**Data provided:**
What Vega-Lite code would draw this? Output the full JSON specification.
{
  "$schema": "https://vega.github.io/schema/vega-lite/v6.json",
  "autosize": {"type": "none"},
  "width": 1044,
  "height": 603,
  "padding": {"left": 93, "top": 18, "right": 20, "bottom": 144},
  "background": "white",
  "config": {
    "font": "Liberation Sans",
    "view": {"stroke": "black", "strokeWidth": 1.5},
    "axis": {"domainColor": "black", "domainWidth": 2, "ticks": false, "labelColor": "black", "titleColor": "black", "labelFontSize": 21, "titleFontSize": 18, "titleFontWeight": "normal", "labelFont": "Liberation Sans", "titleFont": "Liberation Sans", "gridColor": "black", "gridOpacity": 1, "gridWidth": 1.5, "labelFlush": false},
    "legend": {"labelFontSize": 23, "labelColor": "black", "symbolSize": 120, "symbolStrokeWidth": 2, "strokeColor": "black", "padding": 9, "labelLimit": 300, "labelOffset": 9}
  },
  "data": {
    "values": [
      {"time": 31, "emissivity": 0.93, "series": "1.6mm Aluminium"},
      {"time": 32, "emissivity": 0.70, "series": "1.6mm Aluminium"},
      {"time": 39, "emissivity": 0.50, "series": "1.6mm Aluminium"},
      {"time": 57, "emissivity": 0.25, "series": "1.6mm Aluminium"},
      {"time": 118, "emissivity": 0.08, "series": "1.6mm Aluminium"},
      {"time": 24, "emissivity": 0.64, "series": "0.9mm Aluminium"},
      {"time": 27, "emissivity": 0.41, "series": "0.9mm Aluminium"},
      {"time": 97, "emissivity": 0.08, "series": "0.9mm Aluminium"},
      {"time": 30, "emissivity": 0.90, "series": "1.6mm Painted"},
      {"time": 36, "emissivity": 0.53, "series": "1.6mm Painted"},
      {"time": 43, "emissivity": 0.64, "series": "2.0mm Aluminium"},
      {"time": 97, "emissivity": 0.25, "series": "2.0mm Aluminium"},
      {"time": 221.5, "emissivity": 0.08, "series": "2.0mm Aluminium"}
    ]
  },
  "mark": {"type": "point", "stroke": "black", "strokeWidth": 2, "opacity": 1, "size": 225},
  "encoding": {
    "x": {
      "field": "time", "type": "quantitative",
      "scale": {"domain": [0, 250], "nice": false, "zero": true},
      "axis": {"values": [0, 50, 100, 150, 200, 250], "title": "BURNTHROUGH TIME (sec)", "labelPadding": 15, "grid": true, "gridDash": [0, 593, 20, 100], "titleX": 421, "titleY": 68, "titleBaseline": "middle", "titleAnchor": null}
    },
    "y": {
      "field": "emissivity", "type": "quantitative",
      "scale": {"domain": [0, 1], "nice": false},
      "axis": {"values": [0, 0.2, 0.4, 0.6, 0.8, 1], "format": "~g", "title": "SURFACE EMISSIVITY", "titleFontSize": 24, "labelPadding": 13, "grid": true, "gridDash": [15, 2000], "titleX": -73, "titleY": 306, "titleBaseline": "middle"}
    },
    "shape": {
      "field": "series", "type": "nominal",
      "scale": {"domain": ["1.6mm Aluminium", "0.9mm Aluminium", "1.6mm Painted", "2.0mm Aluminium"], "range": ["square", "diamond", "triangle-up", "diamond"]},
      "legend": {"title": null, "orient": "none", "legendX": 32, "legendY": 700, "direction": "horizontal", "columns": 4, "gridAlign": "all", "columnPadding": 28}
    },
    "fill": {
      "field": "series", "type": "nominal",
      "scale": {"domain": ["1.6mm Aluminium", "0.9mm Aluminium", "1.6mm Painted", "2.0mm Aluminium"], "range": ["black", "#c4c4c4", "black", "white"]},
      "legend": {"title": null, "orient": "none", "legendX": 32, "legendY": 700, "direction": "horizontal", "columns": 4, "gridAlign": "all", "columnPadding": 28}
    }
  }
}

**Goal of the exercise:**
Your task is to reproduce the whole listing exactly.

**Written answer:**
What Vega-Lite code would draw this? Output the full JSON specification.
{
  "$schema": "https://vega.github.io/schema/vega-lite/v6.json",
  "autosize": {"type": "none"},
  "width": 1044,
  "height": 603,
  "padding": {"left": 93, "top": 18, "right": 20, "bottom": 144},
  "background": "white",
  "config": {
    "font": "Liberation Sans",
    "view": {"stroke": "black", "strokeWidth": 1.5},
    "axis": {"domainColor": "black", "domainWidth": 2, "ticks": false, "labelColor": "black", "titleColor": "black", "labelFontSize": 21, "titleFontSize": 18, "titleFontWeight": "normal", "labelFont": "Liberation Sans", "titleFont": "Liberation Sans", "gridColor": "black", "gridOpacity": 1, "gridWidth": 1.5, "labelFlush": false},
    "legend": {"labelFontSize": 23, "labelColor": "black", "symbolSize": 120, "symbolStrokeWidth": 2, "strokeColor": "black", "padding": 9, "labelLimit": 300, "labelOffset": 9}
  },
  "data": {
    "values": [
      {"time": 31, "emissivity": 0.93, "series": "1.6mm Aluminium"},
      {"time": 32, "emissivity": 0.70, "series": "1.6mm Aluminium"},
      {"time": 39, "emissivity": 0.50, "series": "1.6mm Aluminium"},
      {"time": 57, "emissivity": 0.25, "series": "1.6mm Aluminium"},
      {"time": 118, "emissivity": 0.08, "series": "1.6mm Aluminium"},
      {"time": 24, "emissivity": 0.64, "series": "0.9mm Aluminium"},
      {"time": 27, "emissivity": 0.41, "series": "0.9mm Aluminium"},
      {"time": 97, "emissivity": 0.08, "series": "0.9mm Aluminium"},
      {"time": 30, "emissivity": 0.90, "series": "1.6mm Painted"},
      {"time": 36, "emissivity": 0.53, "series": "1.6mm Painted"},
      {"time": 43, "emissivity": 0.64, "series": "2.0mm Aluminium"},
      {"time": 97, "emissivity": 0.25, "series": "2.0mm Aluminium"},
      {"time": 221.5, "emissivity": 0.08, "series": "2.0mm Aluminium"}
    ]
  },
  "mark": {"type": "point", "stroke": "black", "strokeWidth": 2, "opacity": 1, "size": 225},
  "encoding": {
    "x": {
      "field": "time", "type": "quantitative",
      "scale": {"domain": [0, 250], "nice": false, "zero": true},
      "axis": {"values": [0, 50, 100, 150, 200, 250], "title": "BURNTHROUGH TIME (sec)", "labelPadding": 15, "grid": true, "gridDash": [0, 593, 20, 100], "titleX": 421, "titleY": 68, "titleBaseline": "middle", "titleAnchor": null}
    },
    "y": {
      "field": "emissivity", "type": "quantitative",
      "scale": {"domain": [0, 1], "nice": false},
      "axis": {"values": [0, 0.2, 0.4, 0.6, 0.8, 1], "format": "~g", "title": "SURFACE EMISSIVITY", "titleFontSize": 24, "labelPadding": 13, "grid": true, "gridDash": [15, 2000], "titleX": -73, "titleY": 306, "titleBaseline": "middle"}
    },
    "shape": {
      "field": "series", "type": "nominal",
      "scale": {"domain": ["1.6mm Aluminium", "0.9mm Aluminium", "1.6mm Painted", "2.0mm Aluminium"], "range": ["square", "diamond", "triangle-up", "diamond"]},
      "legend": {"title": null, "orient": "none", "legendX": 32, "legendY": 700, "direction": "horizontal", "columns": 4, "gridAlign": "all", "columnPadding": 28}
    },
    "fill": {
      "field": "series", "type": "nominal",
      "scale": {"domain": ["1.6mm Aluminium", "0.9mm Aluminium", "1.6mm Painted", "2.0mm Aluminium"], "range": ["black", "#c4c4c4", "black", "white"]},
      "legend": {"title": null, "orient": "none", "legendX": 32, "legendY": 700, "direction": "horizontal", "columns": 4, "gridAlign": "all", "columnPadding": 28}
    }
  }
}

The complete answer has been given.